Esa falta de proporcionalidad llevó a retirarse de la mesa al Wefaq, el principal grupo de oposición chií, cuya popularidad decrece entre una juventud cada vez más radicalizada. Alekry defiende que tanto la oposición como la sociedad civil quieren “una negociación seria, no un diálogo que no lleva a ninguna parte”.
El portavoz de la Autoridad para Asuntos de Información, Fahad Albinali, sin embargo, atribuye la falta de avances a “aquellos que consideran que continuar con los disturbios y la violencia en la calle les da una ventaja política sobre el diálogo”. Y, en respuesta a un cuestionario enviado por email, recuerda que la oposición rechazó la iniciativa que a tal efecto lanzó el príncipe heredero al principio del conflicto.
“Hay algunos grupos, jóvenes desesperados sobre todo, que recurren a quemar ruedas y lanzar cócteles molotov”, admite Ismael. “Pero nosotros no vamos a recurrir a la violencia; nuestra oposición es y será pacífica”, subraya.
Albinali defiende que “las reformas [de mayo] dan al Parlamento mayor capacidad de vigilancia sobre el Gobierno”. Sin embargo, para la oposición son cambios cosméticos que quedan lejos de su objetivo de una monarquía constitucional y un sistema político que acabe con la discriminación contra los chiíes en el funcionariado, en especial la policía y el Ejército.

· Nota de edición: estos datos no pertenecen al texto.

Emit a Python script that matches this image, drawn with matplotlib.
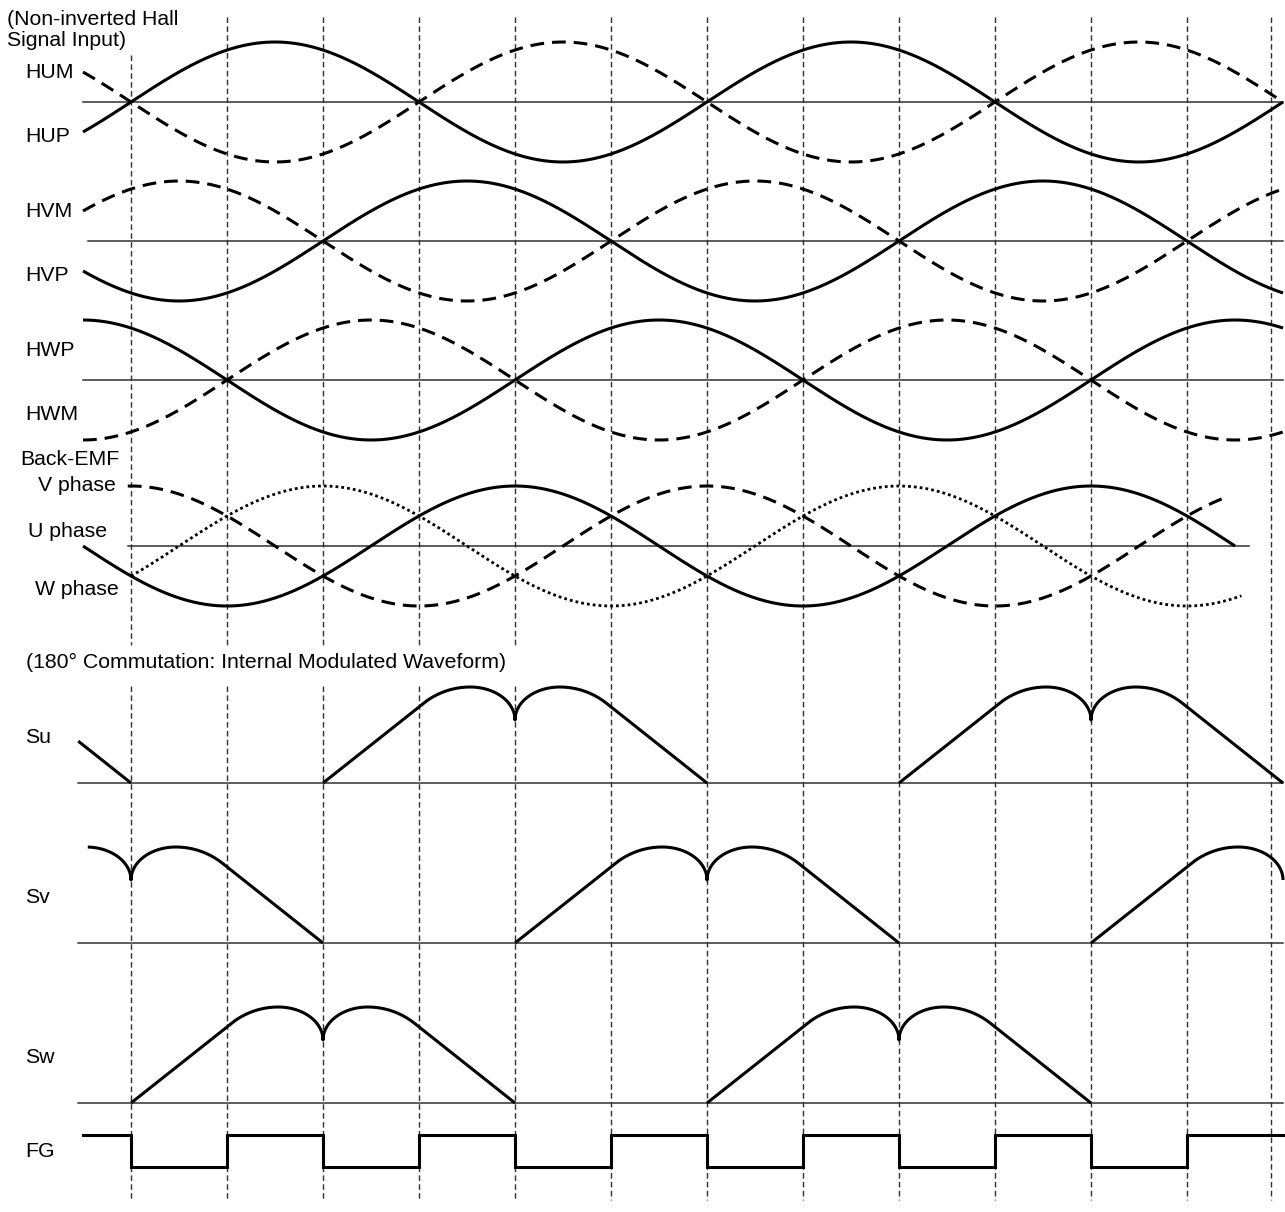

Pero los Al Jalifa, que ven la mano de Irán detrás de la revuelta, temen que los chiíes quieran derrocarles.
Ese recelo hacia la mayoría chií, que ya se sublevó en los años setenta y noventa, informa el proceder de la familia real y le permite encuadrar la crisis en un contexto regional de rivalidad entre Irán y Arabia Saudí. Es una apuesta peligrosa que ahonda la brecha entre los bahreiníes.
“Las autoridades han logrado dividir la sociedad”, reflexiona Ismael. La política denuncia que el Gobierno sigue discriminando a los chiíes. “Los funcionarios chiíes readmitidos tras su despido por participar en la revuelta, han sido degradados. Eso refuerza la desigualdad porque todos los cargos de responsabilidad están en manos de suníes”, explica.